– Я таким родился, знаете ли, – Даниэль отвечал на неудобный и грубый вопрос о своей внешности с такой легкостью, что сразу можно было сказать – ему его задают также часто, как спрашивают имя. – Представляете, вылез из матери таким вот волосатым, – он засучил рукава рубашки, демонстрируя длинные волосатые руки. – Мать сильно испугалась, говорила, что это совершенно ненормально. Отец и вовсе ушел, заявив, что мать видно с обезьяной ему изменила, – сейчас Даниэль смеялся, но в глазах молодого человека Лавуан отчетливо видел боль, которую раньше испытывал рассказчик. – Да уж… Мать с тех пор обозлилась и на меня, и на мир. Вот так вот оно бывает, Филипп. Рождаешься каким не хочешь, а потом живешь жизнь, принимая себя таковым. Зато я теперь могу легко лазать по веревкам разным, – заключил с широкой улыбкой Даниэль. – Чем не навык?
Лазал он и вправду хорошо. Одним из ключевых представлений цирка был как раз-таки номер Даниэля, где он, подобно дикому зверю, прыгал под куполом шатра под громкие аплодисменты зрителей. Народная любовь, которую молодой человек быстро снискал здесь, положительно сказалась на его самооценке и производила неизгладимое впечатление на Филиппа.
Во многом из-за истории Даниэля, Лавуан продолжил писать свою пьесу. Мужество, с которым молодой француз встречал невзгоды на протяжении всей жизни, воодушевляла писателя на новые свершения. Параллельно шли размышления на тему стоицизма как такового, его практического применения в современной жизни. Сама философия нашла свое отражение и в труде, над которым корпел Филипп: он добавил характеру главной героини черты истинного стоика, уподобив ее Марку Аврелию. По мнению Лавуана, это делало героиню куда более живой, менее картонной и скучной, к тому же это прибавило бы хороших отзывов у искушенной публики, пусть пьеса писалась и не для них вовсе. Порой Филипп не мог отказать себе в удовольствии поумничать, добавляя в текст своих работ вещи куда более сложные, нежели сама тематика заявленного произведения.
За процессом написания книги пристально наблюдала Надья. Порой она лезла буквально через плечо Филиппа, чтобы посмотреть, что же такого там написал француз.
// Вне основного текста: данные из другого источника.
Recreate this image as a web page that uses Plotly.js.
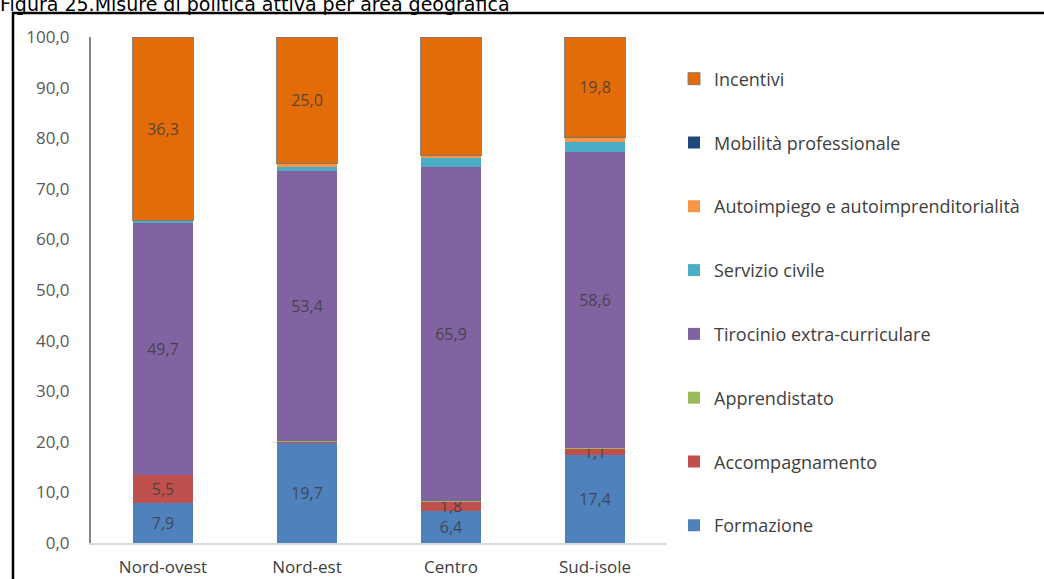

В порыве вдохновения Лавуан не замечал назойливой девушки, смиренно продолжая работать. Лишь когда силы совсем покидали героя, и он падал на кровать, дабы набраться сил, двое людей, деливших уже не первую неделю скромный шатер, разговаривали на отвлеченные темы.
– Хотите я Вам погадаю? – спросила в один из вечеров девушка.
– Неужели тебе не надоедает гадать? – недоумевал Филипп. Несмотря на всю свою суеверность, Лавуан никогда не верил в расклады карт, считая это развлечением для необразованной черни, и недолюбливая самих гадалок, или, как он их сам называл, шарлатанок, за их тягу к наживе на простых, недалеких людях. – Уверен, твои карты ничего интересного не расскажут.
– Почему же? Вот про Вас мне все ясно, например.
– Это отчего же?
– Делала расклад на то, кто Вы такой. Вы же не думаете, что я стану делить кров с незнакомцем? – хихикнула девушка.
– Можно просто спросить, – Филипп уткнулся носом в подушку.
– Нет, – замотала головой Надья. – Люди постоянно врут, в отличие от карт. Спроси я Вас про самого себя, Вы бы солгали, но не потому, что может быть этого бы хотели нарочно, хотя быть может оно и так бы обернулось, а потому как люди самим себе врут чаще, чем окружающим.
С этим Филипп был согласен. Никому в своей жизни он не лгал столько, сколько самому себе. Постоянные убеждения самого себя в чем бы то ни было – спутник Лавуана по жизни. Сейчас, проведя столько времени в заточении, а теперь и вовсе в изгнании, ему стало казаться, что даже любовь к Мелани напоминает самообман. От этой мысли становилось неприятно и тошно.
– Порой мне кажется, что даже любовь – это самообман, – непонятно почему, но Филипп решил разговаривать с Надьей откровенно. Даже слишком откровенно по меркам замкнутого писателя.